Ads can show, including spaces, 25 characters for the title, 70 characters for the ad text, and 35 characters for a display URL (or approximately 17 for languages that use non-ASCII(multi-byte) characters).
On Google, text ads are displayed on four lines: a title, two lines of ad text (each with 35 characters), and a URL line. However, the format may differ on Google partner sites.
Some Eastern European and Asian countries also support longer text ads containing up to 30 characters in the title and 76 characters in the ad text.
I. Ad Text
If your ad text contains any wide characters, such as certain capital letters and punctuation marks, fewer characters may fit on the line. The system will notify you if you exceed a character limit. Also, some of Google's syndication partners may not display non-standard characters if you include them in your ad.
If you create text ads using non-Latin characters, please be aware that the character limit may vary. Ads in languages with non-latin (double-byte) characters, such as Chinese, Japanese, and Korean, can contain the following number of characters, including spaces: 12 characters in the title, 17 characters in each line of ad text, and 17 characters in the display URL. Countries that support longer text ads have higher double-byte character limits.
II. Display URL
Google can only display up to 35 characters of your display URL, due to limited space. If your display URL is longer than 35 characters, it will appear shortened when your ad is displayed. WAP mobile ads can show up to 20 characters in a display URL, so any longer domain will be truncated to fit within those limits. For non-ASCII (multi-byte) languages such as Japanese or Korean, the width of these characters can vary, so the display URL might be shortened if it’s longer than 17 characters.

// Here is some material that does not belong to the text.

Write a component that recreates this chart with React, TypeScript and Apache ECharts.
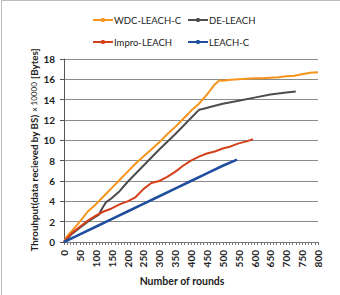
import React, { useEffect, useRef } from "react";
import * as echarts from "echarts";

const wdcRounds = [0, 10, 25, 50, 75, 100, 125, 150, 175, 200, 225, 250, 275, 300, 325, 350, 375, 400, 425, 450, 475, 490, 500, 525, 550, 575, 600, 625, 650, 675, 700, 725, 750, 775, 800];
const wdcValues = [0, 0.6, 1.1, 2.0, 3.0, 3.7, 4.5, 5.3, 6.1, 6.9, 7.7, 8.4, 9.1, 9.8, 10.6, 11.3, 12.1, 12.9, 13.6, 14.5, 15.5, 15.9, 15.85, 15.95, 16.0, 16.05, 16.1, 16.1, 16.15, 16.2, 16.3, 16.35, 16.5, 16.65, 16.7];

const deRounds = [0, 25, 50, 75, 100, 110, 120, 132, 150, 175, 200, 250, 300, 350, 400, 425, 440, 475, 500, 550, 600, 650, 700, 730];
const deValues = [0, 0.8, 1.4, 2.0, 2.5, 2.7, 3.3, 3.9, 4.3, 5.0, 5.9, 7.5, 9.1, 10.6, 12.2, 13.0, 13.1, 13.4, 13.6, 13.9, 14.2, 14.5, 14.7, 14.8];

const improRounds = [0, 25, 50, 75, 100, 125, 150, 175, 200, 225, 250, 275, 300, 325, 350, 375, 400, 425, 450, 475, 500, 525, 550, 575, 595];
const improValues = [0, 0.9, 1.5, 2.1, 2.6, 3.0, 3.3, 3.7, 4.0, 4.4, 5.2, 5.8, 6.0, 6.4, 6.9, 7.5, 8.0, 8.4, 8.7, 8.9, 9.2, 9.4, 9.7, 9.9, 10.1];

const leachRounds = [0, 50, 100, 150, 200, 250, 300, 350, 400, 450, 500, 545];
const leachValues = [0, 0.75, 1.5, 2.25, 3.0, 3.75, 4.5, 5.25, 6.0, 6.75, 7.5, 8.1];

const seriesNames = ["WDC-LEACH-C", "DE-LEACH", "Impro-LEACH", "LEACH-C"];
const seriesColors = ["#F7941D", "#4D4D4D", "#D4401A", "#1F4E9E"];

const FONT = "Lato, 'Liberation Sans', Arial, sans-serif";
const LEGEND_ICON = "path://M0,3.5 L20,3.5 L20,5.5 L0,5.5 Z M8.5,2.5 L11.5,2.5 L11.5,6.5 L8.5,6.5 Z M0,0 L0.01,0 L0.01,0.01 Z M0,9 L0.01,9 L0.01,9.01 Z";

function pairs(xs: number[], ys: number[]) {
  return xs.map((x, i) => [x, ys[i]]);
}

export default function App() {
  const ref = useRef<HTMLDivElement>(null);
  useEffect(() => {
    if (!ref.current) return;
    const chart = echarts.init(ref.current, undefined, { renderer: "svg" });
    const datasets = [
      pairs(wdcRounds, wdcValues),
      pairs(deRounds, deValues),
      pairs(improRounds, improValues),
      pairs(leachRounds, leachValues),
    ];
    const legendPos = [
      { left: 93, top: 15 },
      { left: 188, top: 15 },
      { left: 93, top: 37 },
      { left: 188, top: 37 },
    ];
    chart.setOption({
      animation: false,
      textStyle: { fontFamily: FONT },
      legend: seriesNames.map((n, i) => ({
        data: [{ name: n, icon: LEGEND_ICON }],
        left: legendPos[i].left,
        top: legendPos[i].top,
        padding: 0,
        itemWidth: 20,
        itemHeight: 9,
        itemGap: 2,
        textStyle: { fontSize: 9.5, color: "#222", fontFamily: FONT, padding: [0, 0, 0, -4] },
      })),
      grid: { left: 64, right: 22, top: 59, bottom: 53 },
      xAxis: {
        type: "value",
        min: 0,
        max: 800,
        interval: 50,
        axisLine: { lineStyle: { color: "#777", width: 1 } },
        axisTick: { show: true, length: 3, lineStyle: { color: "#777" } },
        minorTick: { show: true, splitNumber: 5, length: 3, lineStyle: { color: "#777" } },
        splitLine: { show: false },
        axisLabel: { rotate: 90, margin: 8, fontSize: 10, fontWeight: "bold", color: "#222", fontFamily: FONT },
      },
      yAxis: {
        type: "value",
        min: 0,
        max: 18,
        interval: 2,
        axisLine: { show: true, lineStyle: { color: "#555", width: 1 } },
        axisTick: { show: true, length: 4, lineStyle: { color: "#555" } },
        splitLine: { lineStyle: { color: "#8a8a8a", width: 1 } },
        axisLabel: { margin: 9, fontSize: 10, fontWeight: "bold", color: "#222", fontFamily: FONT },
      },
      graphic: [
        {
          type: "rect",
          shape: { x: 1.5, y: 0.5, width: 400, height: 400 },
          style: { fill: "none", stroke: "#bbb", lineWidth: 1 },
          silent: true,
        },
        {
          type: "text",
          x: 34,
          y: 150,
          rotation: Math.PI / 2,
          style: {
            text: "{a|Throuhput(data recieved by BS)} {b|x 10000} {a|[Bytes]}",
            align: "center",
            verticalAlign: "middle",
            rich: {
              a: { fontSize: 9.8, fontWeight: "bold", fill: "#222", fontFamily: FONT },
              b: { fontSize: 8, fill: "#222", fontFamily: FONT },
            },
          },
        },
        {
          type: "text",
          x: 182,
          y: 281,
          style: {
            text: "Number of rounds",
            align: "center",
            verticalAlign: "middle",
            fontSize: 10.5,
            fontWeight: "bold",
            fill: "#222",
            fontFamily: FONT,
          },
        },
      ],
      series: seriesNames.map((n, i) => ({
        name: n,
        type: "line",
        data: datasets[i],
        color: seriesColors[i],
        symbol: "rect",
        symbolSize: 3,
        showSymbol: false,
        lineStyle: { width: i === 3 ? 2.5 : 2, color: seriesColors[i] },
      })),
    });
    return () => chart.dispose();
  }, []);
  return <div ref={ref} style={{ position: "absolute", left: 0, top: 0, width: 340, height: 295 }} />;
}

If your display URL is longer than 35 characters (or 20, for WAP mobile ads), you may consider using a shortened version of your URL, such as your homepage. Please be sure that your display URL accurately represents your destination URL, the page within your site to which users are taken via your ad. The display URL should have the same domain (such as example.com) as your landing page.
Also, please note that your display URL must be an actual web address, appearing in the form of a valid URL. It must include the extension (such as .com, .net, or .org,). It does not need to include the prefix (such as http:// or www).
Since your ad space is limited, try to create compelling and targeted ad text that is highly relevant to the products or services you're promoting. You can optimize your ad text to create the most effective ads.
And the second one? It says:
You can use non-ASCII (multi-byte) characters (such as those used in Japanese, Korean, and Chinese) in your URLs, but note that some of these characters need nearly twice the display space as single-byte characters. So, the exact number of characters you can use in a destination URL might be less than the character limit shown in the preview counter. To mitigate against URL spoofing, non-ASCII characters will be displayed only when the user’s interface language matches the characters in the visible URL. In all other cases, the URL will render as ASCII punycode. For example, if your Google interface language isn't in a language that uses Cyrillic characters (e.g. Russian), these characters won't render (e.g.http://пример.испытание will display as http://xn--e1a...).
Aha, very informative! And there is now a little insight into why it took so long for us to see this....
Google, like Microsoft, is a big place, and it takes time to get every team interested in something new, no matter how important you might think it is....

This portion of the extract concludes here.